■ Data shown
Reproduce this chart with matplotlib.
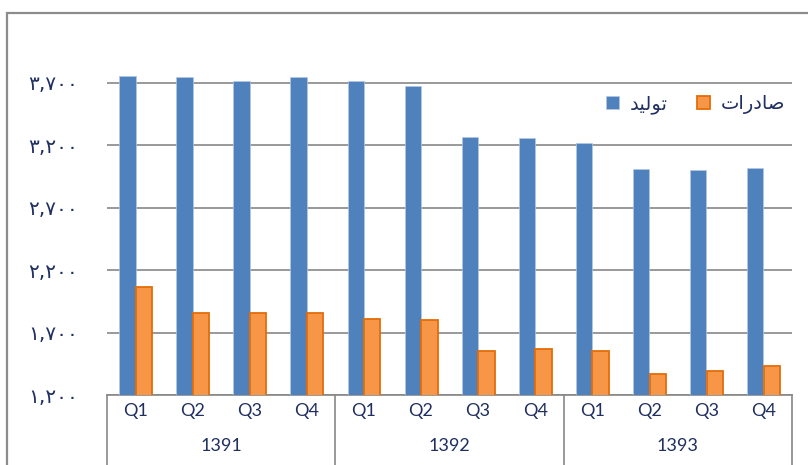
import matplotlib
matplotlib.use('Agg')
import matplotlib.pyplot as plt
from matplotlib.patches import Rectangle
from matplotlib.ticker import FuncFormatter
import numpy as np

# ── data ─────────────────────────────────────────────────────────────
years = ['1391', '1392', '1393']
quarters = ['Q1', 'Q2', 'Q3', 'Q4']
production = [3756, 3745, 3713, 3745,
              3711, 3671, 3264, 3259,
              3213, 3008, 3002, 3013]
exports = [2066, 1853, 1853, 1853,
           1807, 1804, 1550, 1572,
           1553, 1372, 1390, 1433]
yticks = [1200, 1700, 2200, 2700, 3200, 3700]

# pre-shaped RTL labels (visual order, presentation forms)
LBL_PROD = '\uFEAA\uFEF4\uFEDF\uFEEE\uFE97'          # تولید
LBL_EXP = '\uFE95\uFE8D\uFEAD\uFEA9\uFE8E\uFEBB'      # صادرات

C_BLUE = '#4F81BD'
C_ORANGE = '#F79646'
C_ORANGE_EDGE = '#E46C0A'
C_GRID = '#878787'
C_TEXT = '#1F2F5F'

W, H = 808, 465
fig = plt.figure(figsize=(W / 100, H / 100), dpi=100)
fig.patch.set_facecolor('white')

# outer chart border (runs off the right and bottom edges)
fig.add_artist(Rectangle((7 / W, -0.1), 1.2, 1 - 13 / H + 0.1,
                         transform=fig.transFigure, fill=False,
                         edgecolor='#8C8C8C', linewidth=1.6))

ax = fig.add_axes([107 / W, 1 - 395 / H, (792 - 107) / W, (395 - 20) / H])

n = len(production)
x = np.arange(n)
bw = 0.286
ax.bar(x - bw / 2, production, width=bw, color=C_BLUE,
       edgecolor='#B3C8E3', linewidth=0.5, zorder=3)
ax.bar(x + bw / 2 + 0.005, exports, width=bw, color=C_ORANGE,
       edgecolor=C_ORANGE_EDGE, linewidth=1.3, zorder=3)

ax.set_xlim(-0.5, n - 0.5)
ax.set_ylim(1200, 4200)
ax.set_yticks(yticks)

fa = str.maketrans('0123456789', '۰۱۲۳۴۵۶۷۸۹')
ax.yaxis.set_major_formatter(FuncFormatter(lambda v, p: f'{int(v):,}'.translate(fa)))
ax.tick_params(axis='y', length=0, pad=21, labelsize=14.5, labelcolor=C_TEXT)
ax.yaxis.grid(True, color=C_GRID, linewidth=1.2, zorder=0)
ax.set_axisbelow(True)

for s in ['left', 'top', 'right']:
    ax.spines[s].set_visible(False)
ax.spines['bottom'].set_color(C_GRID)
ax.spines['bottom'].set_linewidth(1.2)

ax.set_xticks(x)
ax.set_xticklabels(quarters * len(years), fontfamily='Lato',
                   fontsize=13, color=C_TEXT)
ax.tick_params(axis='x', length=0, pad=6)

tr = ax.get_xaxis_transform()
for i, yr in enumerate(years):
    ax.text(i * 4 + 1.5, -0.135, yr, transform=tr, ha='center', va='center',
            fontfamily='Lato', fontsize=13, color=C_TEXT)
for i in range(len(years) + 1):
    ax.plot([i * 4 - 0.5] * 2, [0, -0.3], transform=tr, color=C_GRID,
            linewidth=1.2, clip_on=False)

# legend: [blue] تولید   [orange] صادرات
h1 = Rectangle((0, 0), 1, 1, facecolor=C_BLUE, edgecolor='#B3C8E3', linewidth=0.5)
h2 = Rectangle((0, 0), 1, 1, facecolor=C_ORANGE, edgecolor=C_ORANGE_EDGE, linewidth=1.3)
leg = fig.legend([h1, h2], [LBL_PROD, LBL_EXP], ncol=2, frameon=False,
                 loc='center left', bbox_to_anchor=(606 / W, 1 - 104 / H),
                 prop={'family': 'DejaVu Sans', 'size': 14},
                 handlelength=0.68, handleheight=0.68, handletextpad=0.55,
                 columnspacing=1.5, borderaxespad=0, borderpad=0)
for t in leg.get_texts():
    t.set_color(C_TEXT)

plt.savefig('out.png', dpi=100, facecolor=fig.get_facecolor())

■ Written problem
Write out each line of the listing above, exactly, from its first line to the line holding "ax.set_yticks(yticks)", inclusive. Skip the pictures.

■ Task output
Reproduce this chart with matplotlib.
import matplotlib
matplotlib.use('Agg')
import matplotlib.pyplot as plt
from matplotlib.patches import Rectangle
from matplotlib.ticker import FuncFormatter
import numpy as np

# ── data ─────────────────────────────────────────────────────────────
years = ['1391', '1392', '1393']
quarters = ['Q1', 'Q2', 'Q3', 'Q4']
production = [3756, 3745, 3713, 3745,
              3711, 3671, 3264, 3259,
              3213, 3008, 3002, 3013]
exports = [2066, 1853, 1853, 1853,
           1807, 1804, 1550, 1572,
           1553, 1372, 1390, 1433]
yticks = [1200, 1700, 2200, 2700, 3200, 3700]

# pre-shaped RTL labels (visual order, presentation forms)
LBL_PROD = '\uFEAA\uFEF4\uFEDF\uFEEE\uFE97'          # تولید
LBL_EXP = '\uFE95\uFE8D\uFEAD\uFEA9\uFE8E\uFEBB'      # صادرات

C_BLUE = '#4F81BD'
C_ORANGE = '#F79646'
C_ORANGE_EDGE = '#E46C0A'
C_GRID = '#878787'
C_TEXT = '#1F2F5F'

W, H = 808, 465
fig = plt.figure(figsize=(W / 100, H / 100), dpi=100)
fig.patch.set_facecolor('white')

# outer chart border (runs off the right and bottom edges)
fig.add_artist(Rectangle((7 / W, -0.1), 1.2, 1 - 13 / H + 0.1,
                         transform=fig.transFigure, fill=False,
                         edgecolor='#8C8C8C', linewidth=1.6))

ax = fig.add_axes([107 / W, 1 - 395 / H, (792 - 107) / W, (395 - 20) / H])

n = len(production)
x = np.arange(n)
bw = 0.286
ax.bar(x - bw / 2, production, width=bw, color=C_BLUE,
       edgecolor='#B3C8E3', linewidth=0.5, zorder=3)
ax.bar(x + bw / 2 + 0.005, exports, width=bw, color=C_ORANGE,
       edgecolor=C_ORANGE_EDGE, linewidth=1.3, zorder=3)

ax.set_xlim(-0.5, n - 0.5)
ax.set_ylim(1200, 4200)
ax.set_yticks(yticks)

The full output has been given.